As aunts and uncles crowded in around us at the kitchen sink for his first bath, this house swelled with joy. And when we crammed over fifty people into such a small space to celebrate Abraham’s baptism, this house stretched.
This house has known a pulsing, beating, always-stretching life. It has been remade while enduring a litany of beatings in the process. Its walls and floors have been covered in everything from squash puree to black sharpie, stuck with nerf darts, and taped over with miles of art projects. For every nail pounded in, a hole was patched. For every picture hung, another dish dropped to scar the hardwoods.
This house has held its breath. Those months we waited day after day to see if Sam’s heart would keep beating inside of mine, this house held us close.
The grass grew green and lush that summer as Abraham toddled through the yard oblivious to our fears for his unborn brother. We fenced the yard as my belly grew, believing that there would be a miracle, believing Abraham would have a brother to chase around the yard.
This house heard prayers: the aching, middle of the night prayers of a mother begging for relief, the screaming and throwing beer steins prayers of grief, the breathless, tear-soaked prayers of gratitude, and the sweet-voiced prayers of little boys first acquainting themselves with Jesus.
This house hosted overnight and long-term guests as well as a family of guinea pigs, three baby showers, Dumbo and Neverland and Mickey birthday parties, two baptisms, gingerbread house parties, Christmas Eve shrimp fries and Christmas morning glee, Thanksgiving feasts and Passover Celebrations, three cousin camps, countless girl’s coffee dates, and families of friends for Saturday night dinners. This house has known filet mignon and fish sticks, with equal gusto and the perfect wine pairing.
This house has screened siblings’ future spouses. Something about this house: it knows who should go, and who needs to stay.
I have dressed this house up like a child in her Sunday best, and I have learned to live in its undone and unfinished and unmade.
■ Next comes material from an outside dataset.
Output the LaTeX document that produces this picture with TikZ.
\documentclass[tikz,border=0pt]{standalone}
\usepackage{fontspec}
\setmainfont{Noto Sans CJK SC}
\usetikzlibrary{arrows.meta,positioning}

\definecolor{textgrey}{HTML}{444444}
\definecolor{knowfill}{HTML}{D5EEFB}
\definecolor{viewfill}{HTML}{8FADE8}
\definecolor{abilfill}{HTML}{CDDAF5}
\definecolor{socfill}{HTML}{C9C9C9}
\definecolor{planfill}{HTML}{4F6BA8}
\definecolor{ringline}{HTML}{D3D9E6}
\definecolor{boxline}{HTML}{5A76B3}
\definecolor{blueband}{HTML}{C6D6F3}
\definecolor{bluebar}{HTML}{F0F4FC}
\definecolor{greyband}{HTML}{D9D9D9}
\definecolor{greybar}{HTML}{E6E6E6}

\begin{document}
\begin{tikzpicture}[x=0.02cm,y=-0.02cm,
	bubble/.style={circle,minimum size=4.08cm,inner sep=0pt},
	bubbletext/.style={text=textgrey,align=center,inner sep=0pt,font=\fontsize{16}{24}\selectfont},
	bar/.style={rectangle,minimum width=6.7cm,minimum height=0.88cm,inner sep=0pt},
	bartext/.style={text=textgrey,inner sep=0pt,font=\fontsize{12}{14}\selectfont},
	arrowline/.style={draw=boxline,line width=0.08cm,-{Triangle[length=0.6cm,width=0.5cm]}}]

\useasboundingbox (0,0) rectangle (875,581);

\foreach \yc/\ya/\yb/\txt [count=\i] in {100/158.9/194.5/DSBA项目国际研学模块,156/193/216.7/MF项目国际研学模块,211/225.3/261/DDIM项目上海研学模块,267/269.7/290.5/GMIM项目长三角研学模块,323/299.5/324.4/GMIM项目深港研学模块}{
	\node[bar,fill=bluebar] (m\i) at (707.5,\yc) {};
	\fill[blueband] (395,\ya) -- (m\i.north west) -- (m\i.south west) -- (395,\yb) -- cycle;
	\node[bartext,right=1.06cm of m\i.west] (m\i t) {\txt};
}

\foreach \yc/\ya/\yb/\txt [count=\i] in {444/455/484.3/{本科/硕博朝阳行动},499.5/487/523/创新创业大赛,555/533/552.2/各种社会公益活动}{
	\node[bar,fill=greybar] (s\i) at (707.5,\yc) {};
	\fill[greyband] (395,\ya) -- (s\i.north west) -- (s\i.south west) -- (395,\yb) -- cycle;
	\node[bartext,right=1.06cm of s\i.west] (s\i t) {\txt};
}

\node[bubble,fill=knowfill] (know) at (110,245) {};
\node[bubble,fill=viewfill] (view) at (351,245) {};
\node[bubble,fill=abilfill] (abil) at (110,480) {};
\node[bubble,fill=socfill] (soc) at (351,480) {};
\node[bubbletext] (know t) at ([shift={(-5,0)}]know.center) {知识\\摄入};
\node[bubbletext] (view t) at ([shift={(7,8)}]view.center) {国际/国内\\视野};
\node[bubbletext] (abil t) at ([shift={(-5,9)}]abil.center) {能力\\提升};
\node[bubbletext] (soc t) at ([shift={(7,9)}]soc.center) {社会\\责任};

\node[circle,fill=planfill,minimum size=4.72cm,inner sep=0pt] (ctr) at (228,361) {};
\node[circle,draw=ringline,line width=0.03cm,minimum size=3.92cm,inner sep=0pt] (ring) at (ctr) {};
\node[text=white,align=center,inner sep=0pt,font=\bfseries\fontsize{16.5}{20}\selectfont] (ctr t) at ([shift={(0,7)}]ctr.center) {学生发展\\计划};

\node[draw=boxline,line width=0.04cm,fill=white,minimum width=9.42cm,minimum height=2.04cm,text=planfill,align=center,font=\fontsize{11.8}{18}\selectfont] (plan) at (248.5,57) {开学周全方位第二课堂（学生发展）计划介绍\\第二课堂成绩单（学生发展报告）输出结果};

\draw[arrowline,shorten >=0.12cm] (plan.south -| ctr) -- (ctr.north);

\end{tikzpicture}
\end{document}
I have learned to accept friendship that comes into my mess, into a house that may be almost sterile but is always messy, too. I have learned that true friends want a spot on my couch more than a spotless me. I’ve learned that the best friendships don’t see dishes in the sink. Best friends come and sit on your front porch when you can’t even let them in the house. They bring you coffee and swing on the porch swing and listen to a mama trying to normalize her baby’s open heart surgery tomorrow.
This house has brought me to a kicking and screaming humble. Of accepting that I’m not the most or the best because of where I live. Or what I drive. Or how much I weigh. Or where I buy my clothes.
This house has taught me patience. Or maybe that was just these years wandering through the desert. In this tabernacle. Of always having just enough, and learning how to say thank you and be grateful and have that be enough.
And this house has taught me to trust. To believe that God can break hardwoods to provide a new kitchen. That He provides in ways that don’t make sense. That where He wants us to go, He carves out a way.
This house has seen my deepest grief and highest joys, cradled my two living sons, and provided all the hard clay soil any grieving mama could ever need to shovel the sadness straight out of a heart. Every inch of garden dug in sorrow now buds in gratitude.
And on the eve of leaving this house, I marvel that so much life can be lived and so many lessons learned in 1600 square feet. I marvel that so much of what we thought would come, didn’t. That so much of what we thought was a given, wasn’t. That the people we thought we would always have can be taken from us. And that no matter what we brave, God is always with us.
So I leave with a decade of memories and a heart full. And I ask God to bless this house, for all the blessing and shelter and lesson it has been to us. May it be all that and more for the next family. And may God’s Spirit linger here, and lead us on.
Lead us on, to greener pastures for two growing boys. Lead us on, to an easier way and brighter days.